SHARE U.S. OFFICIALS STILL HOPE PILOT WILL BE FREED BY CHRISTMAS

No word has come Friday of any progress in efforts to obtain the release of an American pilot held by North Korea, but U.S. officials still hope he'll be out by Christmas.

U.S. military spokesman Jim Coles said he had heard of no meetings at the truce village of Panmunjom, in the Demilitarized Zone that separates the two Koreas.It was the site for the repatriation Thursday of Chief Warrant Officer David Hilemon's body. He and Chief Warrant Officer Bobby Hall were aboard a U.S. Army OH-58C helicopter that strayed into North Korea last Saturday and either made an emergency landing or was shot down.

U.S. Rep. Bill Richardson, who helped arrange the deal on the body's return, said it also called for Hall to be freed "very soon." Although Richardson said he hoped that would be before Christmas, the North Koreans made no commitment on a date.

Pyongyang has said Hall is in good health and being held until it completes its investigation of the helicopter incident. The United States has insisted the chopper was unarmed and on a routine training mission.

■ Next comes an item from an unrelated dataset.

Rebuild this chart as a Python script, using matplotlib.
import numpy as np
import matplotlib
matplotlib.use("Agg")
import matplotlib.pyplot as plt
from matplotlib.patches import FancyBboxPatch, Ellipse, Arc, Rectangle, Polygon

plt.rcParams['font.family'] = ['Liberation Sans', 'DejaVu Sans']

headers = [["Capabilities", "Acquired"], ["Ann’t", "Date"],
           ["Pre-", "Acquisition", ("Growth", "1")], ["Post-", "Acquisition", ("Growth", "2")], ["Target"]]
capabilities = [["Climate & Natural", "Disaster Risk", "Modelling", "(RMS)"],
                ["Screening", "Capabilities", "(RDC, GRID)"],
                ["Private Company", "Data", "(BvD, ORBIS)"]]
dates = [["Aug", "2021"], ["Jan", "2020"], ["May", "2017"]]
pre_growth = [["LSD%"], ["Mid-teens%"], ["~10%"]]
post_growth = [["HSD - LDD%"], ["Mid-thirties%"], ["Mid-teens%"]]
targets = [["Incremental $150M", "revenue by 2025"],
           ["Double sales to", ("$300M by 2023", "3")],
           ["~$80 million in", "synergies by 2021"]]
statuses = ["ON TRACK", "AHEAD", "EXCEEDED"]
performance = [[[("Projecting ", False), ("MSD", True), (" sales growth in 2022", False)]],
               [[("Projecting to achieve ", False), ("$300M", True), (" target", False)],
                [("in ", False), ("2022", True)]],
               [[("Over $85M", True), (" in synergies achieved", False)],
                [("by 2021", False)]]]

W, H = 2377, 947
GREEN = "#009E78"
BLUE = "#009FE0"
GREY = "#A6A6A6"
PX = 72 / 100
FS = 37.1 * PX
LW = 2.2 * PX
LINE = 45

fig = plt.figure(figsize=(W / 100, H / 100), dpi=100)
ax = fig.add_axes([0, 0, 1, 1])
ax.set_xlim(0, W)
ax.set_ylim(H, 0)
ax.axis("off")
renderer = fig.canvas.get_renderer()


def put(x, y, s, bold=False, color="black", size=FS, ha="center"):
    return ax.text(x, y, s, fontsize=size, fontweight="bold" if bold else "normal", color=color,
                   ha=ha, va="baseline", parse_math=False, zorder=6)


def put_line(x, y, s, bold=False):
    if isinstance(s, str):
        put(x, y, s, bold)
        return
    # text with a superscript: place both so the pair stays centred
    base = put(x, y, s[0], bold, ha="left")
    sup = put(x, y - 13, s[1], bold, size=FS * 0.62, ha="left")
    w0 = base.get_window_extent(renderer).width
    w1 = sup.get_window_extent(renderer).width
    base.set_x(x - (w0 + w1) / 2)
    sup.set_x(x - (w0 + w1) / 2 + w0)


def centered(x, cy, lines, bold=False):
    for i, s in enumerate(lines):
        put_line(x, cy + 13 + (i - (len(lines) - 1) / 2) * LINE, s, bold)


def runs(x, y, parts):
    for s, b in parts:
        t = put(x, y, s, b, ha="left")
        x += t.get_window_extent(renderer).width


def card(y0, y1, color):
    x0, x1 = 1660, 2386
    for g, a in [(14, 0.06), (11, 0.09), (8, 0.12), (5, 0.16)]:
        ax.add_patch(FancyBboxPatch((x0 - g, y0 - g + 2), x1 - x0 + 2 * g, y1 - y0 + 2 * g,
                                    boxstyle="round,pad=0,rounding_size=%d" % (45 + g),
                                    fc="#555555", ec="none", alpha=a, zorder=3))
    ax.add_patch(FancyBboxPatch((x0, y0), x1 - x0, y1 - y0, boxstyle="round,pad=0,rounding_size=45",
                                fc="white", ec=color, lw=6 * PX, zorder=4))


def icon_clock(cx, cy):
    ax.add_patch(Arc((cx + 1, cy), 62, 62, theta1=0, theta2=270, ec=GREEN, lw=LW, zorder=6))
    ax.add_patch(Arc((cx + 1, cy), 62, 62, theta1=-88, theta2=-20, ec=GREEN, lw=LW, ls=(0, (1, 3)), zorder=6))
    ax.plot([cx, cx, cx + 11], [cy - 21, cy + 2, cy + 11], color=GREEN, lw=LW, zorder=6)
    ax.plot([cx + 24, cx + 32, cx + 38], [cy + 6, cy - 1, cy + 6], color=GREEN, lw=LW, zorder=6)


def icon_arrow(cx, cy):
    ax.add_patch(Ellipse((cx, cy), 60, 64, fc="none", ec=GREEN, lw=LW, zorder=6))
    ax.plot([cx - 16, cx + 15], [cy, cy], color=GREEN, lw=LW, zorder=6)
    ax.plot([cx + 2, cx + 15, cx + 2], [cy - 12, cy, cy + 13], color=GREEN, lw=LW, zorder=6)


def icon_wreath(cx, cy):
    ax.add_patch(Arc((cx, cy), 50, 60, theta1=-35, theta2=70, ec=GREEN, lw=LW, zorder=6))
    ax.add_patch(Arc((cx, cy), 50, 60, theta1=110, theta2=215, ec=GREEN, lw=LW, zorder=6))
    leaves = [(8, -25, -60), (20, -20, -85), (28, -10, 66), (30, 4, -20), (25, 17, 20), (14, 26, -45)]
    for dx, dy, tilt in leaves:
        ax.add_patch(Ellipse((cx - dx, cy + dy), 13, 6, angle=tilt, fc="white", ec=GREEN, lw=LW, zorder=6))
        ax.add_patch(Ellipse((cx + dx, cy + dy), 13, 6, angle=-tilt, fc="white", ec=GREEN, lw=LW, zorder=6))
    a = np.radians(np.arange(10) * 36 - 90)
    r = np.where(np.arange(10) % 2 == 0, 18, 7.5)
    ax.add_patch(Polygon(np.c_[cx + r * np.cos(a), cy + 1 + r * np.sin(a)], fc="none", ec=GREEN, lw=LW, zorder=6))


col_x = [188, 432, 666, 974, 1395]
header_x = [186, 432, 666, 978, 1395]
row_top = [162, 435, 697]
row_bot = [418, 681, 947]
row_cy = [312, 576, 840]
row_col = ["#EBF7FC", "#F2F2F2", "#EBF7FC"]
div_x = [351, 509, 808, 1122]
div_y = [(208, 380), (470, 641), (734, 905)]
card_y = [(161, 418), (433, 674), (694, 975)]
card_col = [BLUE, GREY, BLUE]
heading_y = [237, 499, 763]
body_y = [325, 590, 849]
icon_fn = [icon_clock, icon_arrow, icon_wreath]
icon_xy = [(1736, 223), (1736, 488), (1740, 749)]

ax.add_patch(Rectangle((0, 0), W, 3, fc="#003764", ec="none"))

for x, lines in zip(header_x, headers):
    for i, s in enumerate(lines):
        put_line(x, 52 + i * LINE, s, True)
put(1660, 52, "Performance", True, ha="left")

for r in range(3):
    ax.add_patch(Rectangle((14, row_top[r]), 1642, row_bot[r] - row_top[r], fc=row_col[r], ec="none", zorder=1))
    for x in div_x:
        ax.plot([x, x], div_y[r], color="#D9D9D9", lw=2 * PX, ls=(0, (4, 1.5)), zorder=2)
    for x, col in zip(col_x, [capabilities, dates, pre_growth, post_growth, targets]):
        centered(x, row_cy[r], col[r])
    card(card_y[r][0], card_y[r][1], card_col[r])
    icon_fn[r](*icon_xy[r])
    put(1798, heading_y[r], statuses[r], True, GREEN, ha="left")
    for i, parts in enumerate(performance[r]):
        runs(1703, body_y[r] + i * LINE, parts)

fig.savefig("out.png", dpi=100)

Speculation on why the pilots were more than 10 miles off-course has centered on disorientation because heavy snow had fallen the night before, covering landmarks and navigational markers.

North Korea said its troops shot down the chopper, although U.S. officials cannot confirm that without talking to Hall.

Although North Korean officials in New York and Geneva have called the incident a "surprise attack" and a spy mission, North Korea's official media has been nearly mute on the incident, with no anti-American rhetoric.

Pyongyang has been seeking improved relations with the United States, and they had been warming after an Oct. 21 accord with Washington.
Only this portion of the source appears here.